One day as we were near the left bank of the river we saw a small herd of cattle wading out far into the water for what they could reach. A few cabins stood back of them. It proved to be a little neighborhood of negroes with no white “boss,” as they say, who had their own mules and cows and were farming independently. But the food and feed were gone. The government boats had passed without seeing them, and no help had come. They had their little church; and their elder, a good, honest-faced man, who led them onto the boat, told the story of their sufferings and danger. We selected two men and two women, formed them into a committee of distribution and wrote out formal directions and authority for them. But before presenting it to them to sign, I asked them seriously: If we left these supplies with them, could they share them honestly with each other and not quarrel over them?

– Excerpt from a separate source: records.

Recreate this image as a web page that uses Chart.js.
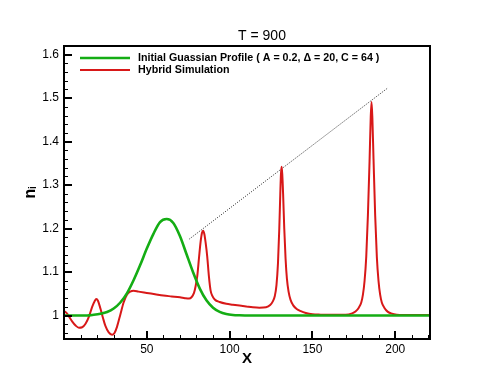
<!DOCTYPE html>
<html>
<head>
<meta charset="utf-8">
<script src="https://cdn.jsdelivr.net/npm/chart.js@4.4.1/dist/chart.umd.min.js"></script>
<style>
  html, body { margin: 0; padding: 0; background: #fff; }
  canvas { display: block; }
</style>
</head>
<body>
<canvas id="chart" width="491" height="382"></canvas>
<script>
// ---------------- DATA ----------------
const titleText = "T = 900";
const xTitle = "X";
const yTitle = "n\u1D62";
const seriesLabels = [
  "Initial Guassian Profile ( A = 0.2, \u0394 = 20, C = 64 )",
  "Hybrid Simulation"
];
const xTickValues = [50, 100, 150, 200];
const yTickValues = [1, 1.1, 1.2, 1.3, 1.4, 1.5, 1.6];

// initial gaussian profile
const greenX = [0, 6, 10, 14, 18, 22, 26, 30, 34, 38, 42, 46, 50, 54, 58, 62,
  66, 70, 74, 78, 82, 86, 90, 94, 98, 102, 106, 112, 120, 140, 160, 180, 200, 221];
const greenY = [1, 1, 1, 1, 1.0016, 1.004, 1.008, 1.016, 1.030, 1.051, 1.081, 1.116, 1.154, 1.188, 1.215, 1.222,
  1.213, 1.183, 1.141, 1.099, 1.062, 1.035, 1.018, 1.0084, 1.0035, 1.0013, 1.0005, 1, 1, 1, 1, 1, 1, 1];

// hybrid simulation
const redX = [0, 1.5, 3, 5, 7, 9, 11, 13, 15, 17, 18.5, 19.5, 20.5, 22, 23.5, 25, 27, 29, 30.5, 32,
  34, 36, 38, 40, 42, 45, 50, 55, 60, 65, 70, 73, 75.5, 77, 78.5, 79.5, 80.5, 81.5, 82.5, 83.3,
  84, 84.7, 85.5, 86.5, 87.5, 88.5, 89.5, 91, 94, 98, 102, 106, 110, 114, 118, 122, 124.5, 126, 127.3, 128.3,
  129.2, 130, 130.6, 131, 131.4, 131.8, 132.3, 133, 133.8, 134.6, 135.6, 136.8, 138.3, 140.5, 143, 146, 150, 155, 160, 165,
  170, 174, 176, 178, 179.5, 180.5, 181.5, 182.5, 183.5, 184.5, 185.2, 185.7, 186.2, 186.9, 187.9, 188.9, 189.9, 190.9, 191.9, 193.4,
  195.4, 197.5, 201, 210, 221];
const redY = [1.010, 1.006, 0.998, 0.986, 0.977, 0.972, 0.973, 0.981, 0.997, 1.020, 1.033, 1.038, 1.034, 1.016, 0.995, 0.976, 0.961, 0.956, 0.960, 0.974,
  1.002, 1.030, 1.048, 1.055, 1.057, 1.055, 1.052, 1.049, 1.046, 1.044, 1.042, 1.040, 1.039, 1.042, 1.052, 1.068, 1.092, 1.132, 1.170, 1.190,
  1.195, 1.188, 1.168, 1.135, 1.090, 1.058, 1.046, 1.037, 1.031, 1.027, 1.025, 1.023, 1.021, 1.019, 1.018, 1.019, 1.024, 1.032, 1.045, 1.070,
  1.120, 1.200, 1.280, 1.325, 1.342, 1.325, 1.280, 1.200, 1.130, 1.085, 1.055, 1.036, 1.024, 1.015, 1.010, 1.006, 1.003, 1.002, 1.0015, 1.002,
  1.002, 1.005, 1.009, 1.018, 1.030, 1.048, 1.080, 1.135, 1.230, 1.355, 1.455, 1.491, 1.455, 1.360, 1.230, 1.135, 1.080, 1.048, 1.030, 1.018,
  1.009, 1.005, 1.002, 1.001, 1.001];

// dotted line through the peaks
const guideX = [75.7, 195.5];
const guideY = [1.176, 1.5235];

// ---------------- STYLE ----------------
const FONT = "'Liberation Sans', Arial, Helvetica, sans-serif";
const GREEN = "#14ad14";
const RED = "#d81818";

const toPoints = (xs, ys) => xs.map((x, i) => ({ x, y: ys[i] }));

// tecplot-like frame, inward ticks, title and in-plot legend
const tecplotFrame = {
  id: "tecplotFrame",
  afterDraw(chart) {
    const { ctx, chartArea: a, scales: { x, y } } = chart;
    ctx.save();
    ctx.strokeStyle = "#000";

    // bottom ticks every 10, major every 50
    for (let k = 1; k * 10 < x.max; k++) {
      const major = k % 5 === 0;
      const px = Math.round(x.getPixelForValue(k * 10));
      ctx.lineWidth = major ? 2 : 1;
      ctx.beginPath();
      ctx.moveTo(px + (major ? 0 : 0.5), a.bottom);
      ctx.lineTo(px + (major ? 0 : 0.5), a.bottom - (major ? 8 : 4));
      ctx.stroke();
    }
    // left ticks every 0.02, major every 0.1
    for (let k = 48; k * 0.02 <= y.max + 1e-9; k++) {
      const major = k % 5 === 0;
      const py = Math.round(y.getPixelForValue(k * 0.02));
      ctx.lineWidth = major ? 2 : 1;
      ctx.beginPath();
      ctx.moveTo(a.left, py + (major ? 0 : 0.5));
      ctx.lineTo(a.left + (major ? 8 : 4), py + (major ? 0 : 0.5));
      ctx.stroke();
    }

    ctx.lineWidth = 2;
    ctx.strokeRect(a.left, a.top, a.right - a.left, a.bottom - a.top);

    // title
    ctx.fillStyle = "#000";
    ctx.font = "14px " + FONT;
    ctx.textAlign = "center";
    ctx.textBaseline = "middle";
    ctx.fillText(titleText, 262, 36);

    // legend
    ctx.textAlign = "left";
    ctx.font = "bold 10.7px " + FONT;
    [58, 70].forEach((ly, i) => {
      const ds = chart.data.datasets[i];
      ctx.strokeStyle = ds.borderColor;
      ctx.lineWidth = ds.borderWidth;
      ctx.beginPath();
      ctx.moveTo(80, ly);
      ctx.lineTo(130, ly);
      ctx.stroke();
      ctx.fillText(ds.label, 138, ly);
    });
    ctx.restore();
  }
};

new Chart(document.getElementById("chart"), {
  type: "line",
  data: {
    datasets: [
      {
        label: seriesLabels[0],
        data: toPoints(greenX, greenY),
        borderColor: GREEN,
        borderWidth: 2.6,
        pointRadius: 0,
        cubicInterpolationMode: "monotone"
      },
      {
        label: seriesLabels[1],
        data: toPoints(redX, redY),
        borderColor: RED,
        borderWidth: 2,
        pointRadius: 0,
        cubicInterpolationMode: "monotone"
      },
      {
        label: "guide",
        data: toPoints(guideX, guideY),
        borderColor: "#222",
        borderWidth: 1,
        borderDash: [1, 1.5],
        pointRadius: 0
      }
    ]
  },
  options: {
    responsive: false,
    animation: false,
    events: [],
    layout: { padding: { left: 0, top: 46, right: 61, bottom: 0 } },
    plugins: {
      legend: { display: false },
      title: { display: false },
      tooltip: { enabled: false }
    },
    scales: {
      x: {
        type: "linear",
        min: 0,
        max: 221,
        grid: { display: false, drawTicks: false },
        border: { display: false },
        afterBuildTicks: s => { s.ticks = xTickValues.map(v => ({ value: v })); },
        afterFit: s => { s.height = 43; },
        ticks: {
          padding: 3,
          color: "#000",
          maxRotation: 0,
          autoSkip: false,
          font: { family: FONT, size: 12 }
        },
        title: {
          display: true,
          text: xTitle,
          color: "#000",
          font: { family: FONT, size: 15, weight: "bold" },
          padding: { top: 0, bottom: 14 }
        }
      },
      y: {
        type: "linear",
        min: 0.946,
        max: 1.62,
        grid: { display: false, drawTicks: false },
        border: { display: false },
        afterBuildTicks: s => { s.ticks = yTickValues.map(v => ({ value: v })); },
        afterFit: s => { s.width = 64; },
        ticks: {
          padding: 5,
          color: "#000",
          autoSkip: false,
          font: { family: FONT, size: 12 },
          callback: v => String(Math.round(v * 10) / 10)
        },
        title: {
          display: true,
          text: yTitle,
          color: "#000",
          font: { family: FONT, size: 16, weight: "bold" },
          padding: { top: 21, bottom: 0 }
        }
      }
    }
  },
  plugins: [tecplotFrame]
});
</script>
</body>
</html>
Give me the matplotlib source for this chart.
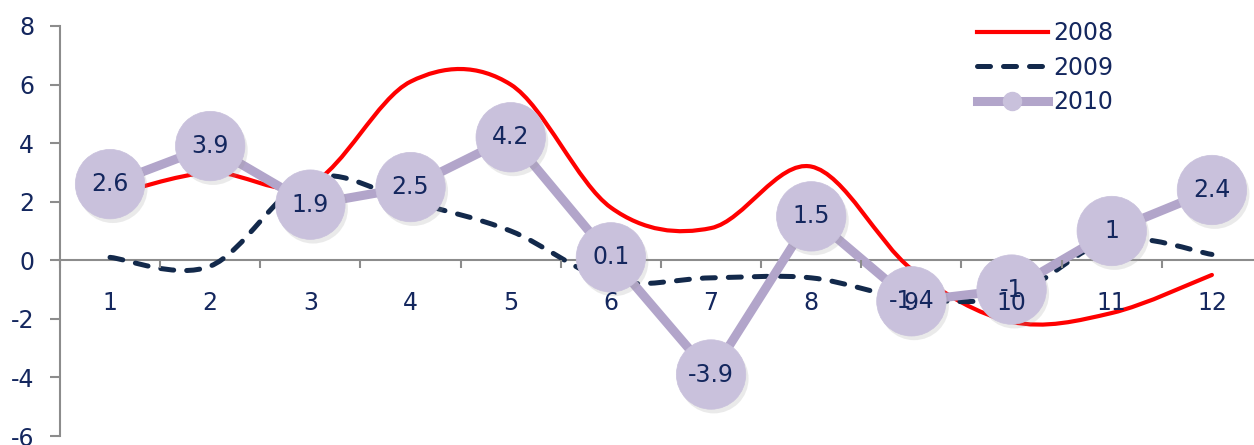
import numpy as np
import matplotlib
matplotlib.use('Agg')
import matplotlib.pyplot as plt
from matplotlib.path import Path
from matplotlib.patches import PathPatch
from matplotlib.lines import Line2D
from matplotlib.ticker import FixedLocator, NullFormatter, FixedFormatter
import matplotlib.patheffects as pe

months = [1, 2, 3, 4, 5, 6, 7, 8, 9, 10, 11, 12]
s2008 = [2.2, 3.0, 2.6, 6.1, 6.0, 1.8, 1.1, 3.2, -0.3, -2.1, -1.8, -0.5]
s2009 = [0.1, -0.2, 2.8, 2.0, 1.0, -0.7, -0.6, -0.6, -1.3, -1.2, 0.7, 0.2]
s2010 = [2.6, 3.9, 1.9, 2.5, 4.2, 0.1, -3.9, 1.5, -1.4, -1, 1, 2.4]
yticks = [-6, -4, -2, 0, 2, 4, 6, 8]

NAVY = '#14275E'
RED = '#FF0000'
DASH = '#13294B'
LAV_LINE = '#B2A5CA'
LAV_FILL = '#C9C1DC'
GRAY = '#8C8C8C'


def smooth_path(x, y):
    # excel-like smoothed line: cubic bezier through the points
    p = np.column_stack([x, y]).astype(float)
    n = len(p)
    verts = [p[0]]
    codes = [Path.MOVETO]
    for i in range(n - 1):
        p0 = p[i - 1] if i > 0 else p[i]
        p1 = p[i]
        p2 = p[i + 1]
        p3 = p[i + 2] if i + 2 < n else p[i + 1]
        verts += [p1 + (p2 - p0) / 6, p2 - (p3 - p1) / 6, p2]
        codes += [Path.CURVE4] * 3
    return Path(verts, codes)


fig = plt.figure(figsize=(12.54, 4.45), dpi=100)
ax = fig.add_axes([0.0478, 0.0202, 0.9522, 0.9214])

ax.add_patch(PathPatch(smooth_path(months, s2008), fill=False, edgecolor=RED,
                       lw=3.0, zorder=2.6, capstyle='round'))
ax.add_patch(PathPatch(smooth_path(months, s2009), fill=False, edgecolor=DASH,
                       lw=3.6, ls=(0, (2.6, 2.6)), zorder=2.7, capstyle='round'))
ax.plot(months, s2010, color=LAV_LINE, lw=6.5, zorder=2.8, solid_capstyle='butt')
ax.plot(months, s2010, ls='none', marker='o', ms=50, mfc=LAV_FILL, mec=LAV_FILL,
        mew=0.5, zorder=2.9,
        path_effects=[pe.SimplePatchShadow(offset=(2, -3), shadow_rgbFace='#9a9a9a', alpha=0.2),
                      pe.Normal()])

for m, v in zip(months, s2010):
    ax.text(m, v, f'{v:g}', ha='center', va='center', fontsize=17, color=NAVY, zorder=5)

ax.set_xlim(0.5, 12.42)
ax.set_ylim(-6, 8)

for s in ['top', 'right']:
    ax.spines[s].set_visible(False)
ax.spines['bottom'].set_position(('data', 0))
for s in ['left', 'bottom']:
    ax.spines[s].set_color(GRAY)
    ax.spines[s].set_linewidth(1.5)
    ax.spines[s].set_zorder(2.5)

ax.yaxis.set_major_locator(FixedLocator(yticks))
ax.set_yticklabels([str(t) for t in yticks])
ax.tick_params(axis='y', length=7.5, width=1.5, color=GRAY, labelsize=17,
               labelcolor=NAVY, pad=11)

ax.xaxis.set_major_locator(FixedLocator(np.arange(0.5, 12.6, 1)))
ax.xaxis.set_major_formatter(NullFormatter())
ax.xaxis.set_minor_locator(FixedLocator(months))
ax.xaxis.set_minor_formatter(FixedFormatter([str(m) for m in months]))
ax.tick_params(axis='x', which='major', length=6, width=1.5, color=GRAY, direction='out')
ax.tick_params(axis='x', which='minor', length=0, labelsize=17, labelcolor=NAVY, pad=22)
ax.xaxis.set_zorder(4)

handles = [
    Line2D([], [], color=RED, lw=3.0),
    Line2D([], [], color=DASH, lw=3.6, ls=(0, (2.6, 2.6)), dash_capstyle='round'),
    Line2D([], [], color=LAV_LINE, lw=6.5, marker='o', ms=13, mfc=LAV_FILL, mec=LAV_FILL),
]
ax.legend(handles, ['2008', '2009', '2010'], loc='upper left',
          bbox_to_anchor=(977 / 1254, 1 - 21 / 445), bbox_transform=fig.transFigure,
          frameon=False, fontsize=17, labelcolor=NAVY, handlelength=3.0,
          handletextpad=0.25, labelspacing=0.45, borderpad=0, borderaxespad=0)

fig.savefig('out.png', dpi=100)
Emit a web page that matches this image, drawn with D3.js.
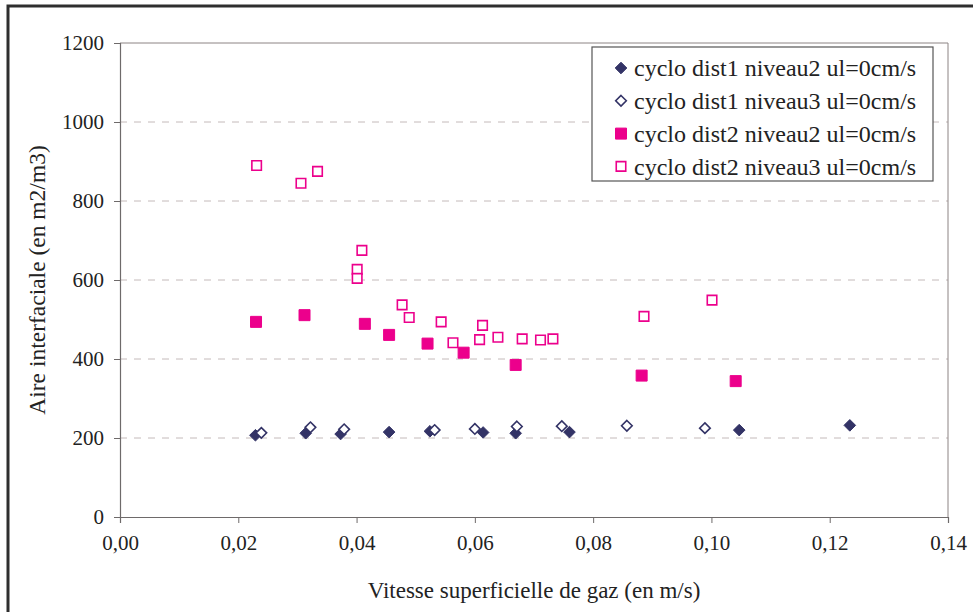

They were silent a moment. Then the tallest of the women rose up, and with commanding gesture said: “Miss, dese tings is from de Lord; dey is not from you, caze you is from Him. He sent you to bring dem. We would not dare to quarrel ober dem things, we would not dare not to be honest wid ’em.”

I presented the paper with no further pledge. It was signed with one name and three marks. The supplies were put off on the only little spot of land that could be reached. The negroes left the boat and stood beside the pile, which seemed a little mountain in the level space of waters. We raised steam and prepared to put off, expecting as we did so some demonstration, some shout of farewell from our newfound friends on shore and held our handkerchiefs ready to wave in reply. But not a sound—and as we “rounded to” and looked back, the entire group had knelt beside the bags of grain and food, and nor a head or hand was raised to bid us speed. In tearful silence we bowed our heads as well and went our way.